Records supplied |
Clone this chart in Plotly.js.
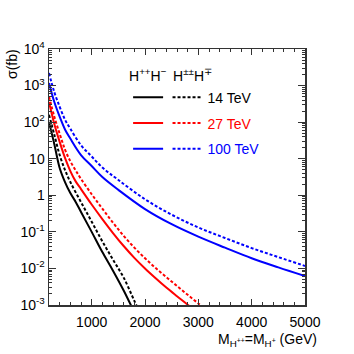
<!DOCTYPE html>
<html>
<head>
<meta charset="utf-8">
<script src="https://cdn.plot.ly/plotly-3.0.1.min.js"></script>
<style>
  body { margin: 0; background: #fff; }
  #plotArea { width: 354px; height: 354px; }
</style>
</head>
<body>
<div id="plotArea"></div>
<script>
// cross sections in fb
// H++H- (solid)
var mass14 = [200, 300, 400, 500, 600, 700, 800, 1000, 1200, 1400, 1600, 1800]
var pair14 = [100, 25, 5.6, 2.3, 1.15, 0.66, 0.35, 0.10, 0.028, 0.0087, 0.0025, 0.00063]
var mass27 = [200, 300, 400, 500, 600, 700, 800, 1000, 1200, 1400, 1600, 1800, 2000, 2200, 2400, 2600, 2800, 3000]
var pair27 = [355, 89, 28.8, 10.5, 4.6, 2.4, 1.48, 0.56, 0.224, 0.093, 0.041, 0.0195, 0.01, 0.0054, 0.003, 0.00174, 0.00102, 0.00058]
var mass100 = [200, 300, 400, 500, 600, 800, 1000, 1200, 1500, 2000, 2500, 3000, 3500, 4000, 4500, 5000]
var pair100 = [1175, 355, 141, 63, 35.5, 12.6, 6.3, 3.16, 1.41, 0.42, 0.162, 0.074, 0.037, 0.019, 0.0107, 0.0062]

// H±±H∓ (dotted)
var massA14 = [200, 300, 400, 500, 600, 800, 1000, 1200, 1400, 1600, 1800, 1900]
var assoc14 = [160, 45, 12.6, 4.9, 2.3, 0.65, 0.19, 0.055, 0.0174, 0.0056, 0.0013, 0.00063]
var massA27 = [200, 300, 400, 500, 600, 700, 800, 1000, 1200, 1400, 1600, 1800, 2000, 2200, 2400, 2600, 2800, 3000, 3200]
var assoc27 = [500, 141, 48, 17.8, 8.5, 4.8, 2.8, 1.07, 0.43, 0.178, 0.078, 0.037, 0.019, 0.0102, 0.0058, 0.0033, 0.0019, 0.0011, 0.00063]
var assoc100 = [2190, 660, 263, 117, 66, 23.4, 11.5, 5.75, 2.63, 0.78, 0.295, 0.132, 0.068, 0.036, 0.0204, 0.0117]

var energies = ["14 TeV", "27 TeV", "100 TeV"]
var colors = ["black", "red", "blue"]

var ytickvals = [0.001, 0.01, 0.1, 1, 10, 100, 1000, 10000]
var yticktext = ["10<sup>-3</sup>", "10<sup>-2</sup>", "10<sup>-1</sup>", "1", "10", "10<sup>2</sup>", "10<sup>3</sup>", "10<sup>4</sup>"]

var solidX = [mass14, mass27, mass100]
var solidY = [pair14, pair27, pair100]
var dotX = [massA14, massA27, mass100]
var dotY = [assoc14, assoc27, assoc100]

var data = []
for (var i = 0; i < 3; i++) {
    data.push({
        x: solidX[i], y: solidY[i],
        mode: "lines", line: { color: colors[i], width: 2, shape: "spline" },
        name: " ", legend: "legend", legendgroup: "s" + i
    })
}
for (var i = 0; i < 3; i++) {
    data.push({
        x: dotX[i], y: dotY[i],
        mode: "lines", line: { color: colors[i], width: 2, dash: "3px,2px", shape: "spline" },
        name: "<span style='color:" + colors[i] + "'>" + energies[i] + "</span>",
        legend: "legend2", legendgroup: "d" + i
    })
}

var font = { family: "Liberation Sans, Arial, sans-serif", size: 14, color: "black" }

var layout = {
    width: 354, height: 354,
    margin: { l: 49, r: 49, t: 49, b: 49 },
    paper_bgcolor: "white", plot_bgcolor: "white",
    font: font,
    showlegend: true,
    xaxis: {
        range: [200, 5000], tick0: 0, dtick: 1000,
        ticks: "inside", ticklen: 6, tickcolor: "#333", ticklabelstandoff: 4,
        showline: true, linecolor: "#333", linewidth: 1.5, mirror: "allticks",
        showgrid: false, zeroline: false,
        minor: { ticks: "inside", ticklen: 3, dtick: 200, tick0: 0, tickcolor: "#333", showgrid: false },
        tickfont: font
    },
    yaxis: {
        type: "log", range: [-3, 4],
        tickmode: "array", tickvals: ytickvals, ticktext: yticktext,
        ticks: "inside", ticklen: 7, tickcolor: "#333",
        showline: true, linecolor: "#333", linewidth: 1.5, mirror: "allticks",
        showgrid: false, zeroline: false,
        minor: { ticks: "inside", ticklen: 3, dtick: "D1", tickcolor: "#333", showgrid: false },
        tickfont: font
    },
    legend: {
        x: 0.309, y: 0.872, xanchor: "left", yanchor: "top",
        bgcolor: "rgba(0,0,0,0)", font: font, tracegroupgap: 4.5
    },
    legend2: {
        x: 0.463, y: 0.872, xanchor: "left", yanchor: "top",
        bgcolor: "rgba(0,0,0,0)", font: font, tracegroupgap: 4.5
    },
    annotations: [
        { text: "H<sup>++</sup>H<sup>\u2212</sup>", xref: "paper", yref: "paper", x: 0.387, y: 0.898, xanchor: "center", yanchor: "middle", showarrow: false, font: font },
        { text: "H<sup>\u00b1\u00b1</sup>H<sup>\u2213</sup>", xref: "paper", yref: "paper", x: 0.559, y: 0.898, xanchor: "center", yanchor: "middle", showarrow: false, font: font },
        { text: "\u03c3(fb)", xref: "paper", yref: "paper", x: -0.145, y: 0.941, xanchor: "center", yanchor: "middle", textangle: -90, showarrow: false, font: font },
        { text: "M<sub>H<sup>++</sup></sub>=M<sub>H<sup>+</sup></sub> (GeV)", xref: "paper", yref: "paper", x: 0.852, y: -0.137, xanchor: "center", yanchor: "middle", showarrow: false, font: font }
    ]
}

Plotly.newPlot("plotArea", data, layout, { staticPlot: true })
</script>
</body>
</html>
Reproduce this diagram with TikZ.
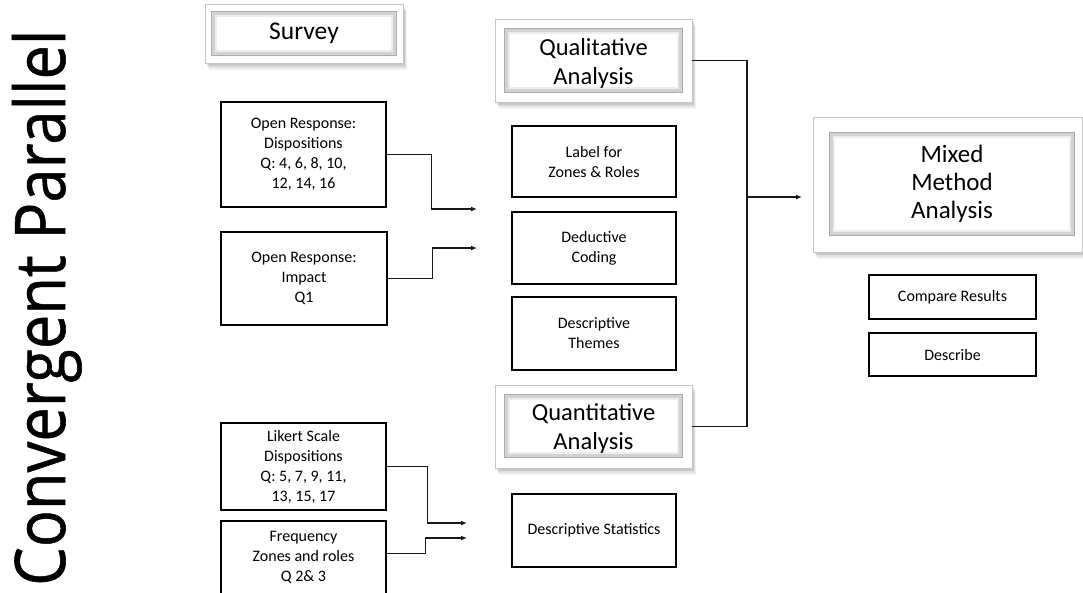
\documentclass[tikz,border=0pt]{standalone}
\usepackage{graphicx}
\usepackage{fontspec}
\setmainfont{Carlito}
\newfontfamily\titlefont[FakeBold=0.8]{Open Sans}
\usetikzlibrary{arrows.meta}
\begin{document}
\begin{tikzpicture}[x=1pt,y=-1pt,
  box/.style={draw=black, line width=1.4pt, fill=white, align=center, inner sep=0pt,
    font=\fontsize{16}{20}\selectfont},
  outerbox/.style={draw=gray!45, line width=0.9pt, fill=white, inner sep=0pt,
    preaction={fill=black, opacity=0.05, transform canvas={xshift=4pt,yshift=-7pt}},
    preaction={fill=black, opacity=0.08, transform canvas={xshift=3pt,yshift=-5pt}},
    preaction={fill=black, opacity=0.10, transform canvas={xshift=1.5pt,yshift=-3pt}}},
  innerbox/.style={draw=gray!65, line width=2.2pt, fill=white, inner sep=0pt, align=center},
  glowa/.style={draw=gray!35, line width=2.5pt},
  glowb/.style={draw=gray!14, line width=2.5pt},
  conn/.style={line width=1.4pt, black!90},
  arr/.style={conn, -{Latex[length=6pt,width=5pt]}},
  head/.style={align=center, font=\fontsize{24.5}{29}\selectfont}
]
\useasboundingbox (0,0) rectangle (1083,592);

% title
\node[anchor=base west, rotate=90, inner sep=0pt] (title) at (65,586)
  {\resizebox{556pt}{53pt}{\titlefont Convergent Parallel}};

% framed headings
\node[outerbox, minimum width=198pt, minimum height=59pt] (survO) at (304,33.5) {};
\node[innerbox, minimum width=184pt, minimum height=43pt] (survI) at (304,33.5) {};
\node[outerbox, minimum width=197pt, minimum height=83pt] (qualO) at (593.5,60.5) {};
\node[innerbox, minimum width=177pt, minimum height=63pt] (qualI) at (593.5,60.5) {};
\node[outerbox, minimum width=197pt, minimum height=83pt] (quantO) at (593.5,426.5) {};
\node[innerbox, minimum width=177pt, minimum height=62pt] (quantI) at (593.5,426) {};
\node[outerbox, minimum width=269pt, minimum height=135pt] (mixO) at (947.5,184.5) {};
\node[innerbox, minimum width=244pt, minimum height=102pt] (mixI) at (952,184) {};

\foreach \n in {survI,qualI,quantI,mixI}{
  \draw[glowa] ([shift={(2.6,2.6)}]\n.north west) rectangle ([shift={(-2.6,-2.6)}]\n.south east);
  \draw[glowb] ([shift={(5,5)}]\n.north west) rectangle ([shift={(-5,-5)}]\n.south east);
}

\node[head, font=\fontsize{25.5}{29}\selectfont] (survT) at (survI.center) {Survey};
\node[head] (qualT) at ([yshift=-3pt]qualI.center) {Qualitative\\Analysis};
\node[head] (quantT) at ([yshift=-2pt]quantI.center) {Quantitative\\Analysis};
\node[head, font=\fontsize{25}{28}\selectfont] (mixT) at (mixI.center) {Mixed\\Method\\Analysis};

% left boxes
\node[box, minimum width=165pt, minimum height=105pt] (d1) at (303.5,154.5)
  {Open Response:\\Dispositions\\Q: 4, 6, 8, 10,\\12, 14, 16};
\node[box, minimum width=166pt, minimum height=93pt] (imp) at (304,278.5)
  {Open Response:\\Impact\\Q1};
\node[box, minimum width=165pt, minimum height=87pt] (lik) at (303.5,466.5)
  {Likert Scale\\Dispositions\\Q: 5, 7, 9, 11,\\13, 15, 17};
\node[box, minimum width=165pt, minimum height=73pt] (freq) at (303.5,557.5)
  {Frequency\\Zones and roles\\Q 2\& 3};

% middle boxes
\node[box, minimum width=164pt, minimum height=71pt] (lab) at (594,161.5) {Label for\\Zones \& Roles};
\node[box, minimum width=164pt, minimum height=72pt] (ded) at (594,248) {Deductive\\Coding};
\node[box, minimum width=164pt, minimum height=73pt] (dth) at (594,333.5) {Descriptive\\Themes};
\node[box, minimum width=164pt, minimum height=73pt] (dst) at (594,530.5) {Descriptive Statistics};

% right boxes
\node[box, minimum width=167pt, minimum height=44pt] (cmp) at (952.5,297) {Compare Results};
\node[box, minimum width=167pt, minimum height=43pt] (desc) at (952.5,354.5) {Describe};

% connectors
\coordinate (a1) at (477,209);
\coordinate (a2) at (477,248);
\coordinate (a3) at (467,523);
\coordinate (a4) at (467,538);
\coordinate (jn) at (747,197);
\coordinate (a5) at (802,197);

\draw[arr] (d1.east) -- ++(45,0) |- (a1);
\draw[arr] (imp.east) -- ++(45,0) |- (a2);
\draw[arr] (lik.east) -- ++(41,0) |- (a3);
\draw[arr] ([yshift=4pt]freq.east) -- ++(39,0) |- (a4);
\draw[conn] (qualO.east) -| (jn) |- (quantO.east);
\draw[arr] (jn) -- (a5);
\end{tikzpicture}
\end{document}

What is required |
Without the pictures, please reproduce each line of the listing above exactly, from the first one through the line bearing "0.019, 0.0107, 0.0062]".

Task output |
Clone this chart in Plotly.js.
<!DOCTYPE html>
<html>
<head>
<meta charset="utf-8">
<script src="https://cdn.plot.ly/plotly-3.0.1.min.js"></script>
<style>
  body { margin: 0; background: #fff; }
  #plotArea { width: 354px; height: 354px; }
</style>
</head>
<body>
<div id="plotArea"></div>
<script>
// cross sections in fb
// H++H- (solid)
var mass14 = [200, 300, 400, 500, 600, 700, 800, 1000, 1200, 1400, 1600, 1800]
var pair14 = [100, 25, 5.6, 2.3, 1.15, 0.66, 0.35, 0.10, 0.028, 0.0087, 0.0025, 0.00063]
var mass27 = [200, 300, 400, 500, 600, 700, 800, 1000, 1200, 1400, 1600, 1800, 2000, 2200, 2400, 2600, 2800, 3000]
var pair27 = [355, 89, 28.8, 10.5, 4.6, 2.4, 1.48, 0.56, 0.224, 0.093, 0.041, 0.0195, 0.01, 0.0054, 0.003, 0.00174, 0.00102, 0.00058]
var mass100 = [200, 300, 400, 500, 600, 800, 1000, 1200, 1500, 2000, 2500, 3000, 3500, 4000, 4500, 5000]
var pair100 = [1175, 355, 141, 63, 35.5, 12.6, 6.3, 3.16, 1.41, 0.42, 0.162, 0.074, 0.037, 0.019, 0.0107, 0.0062]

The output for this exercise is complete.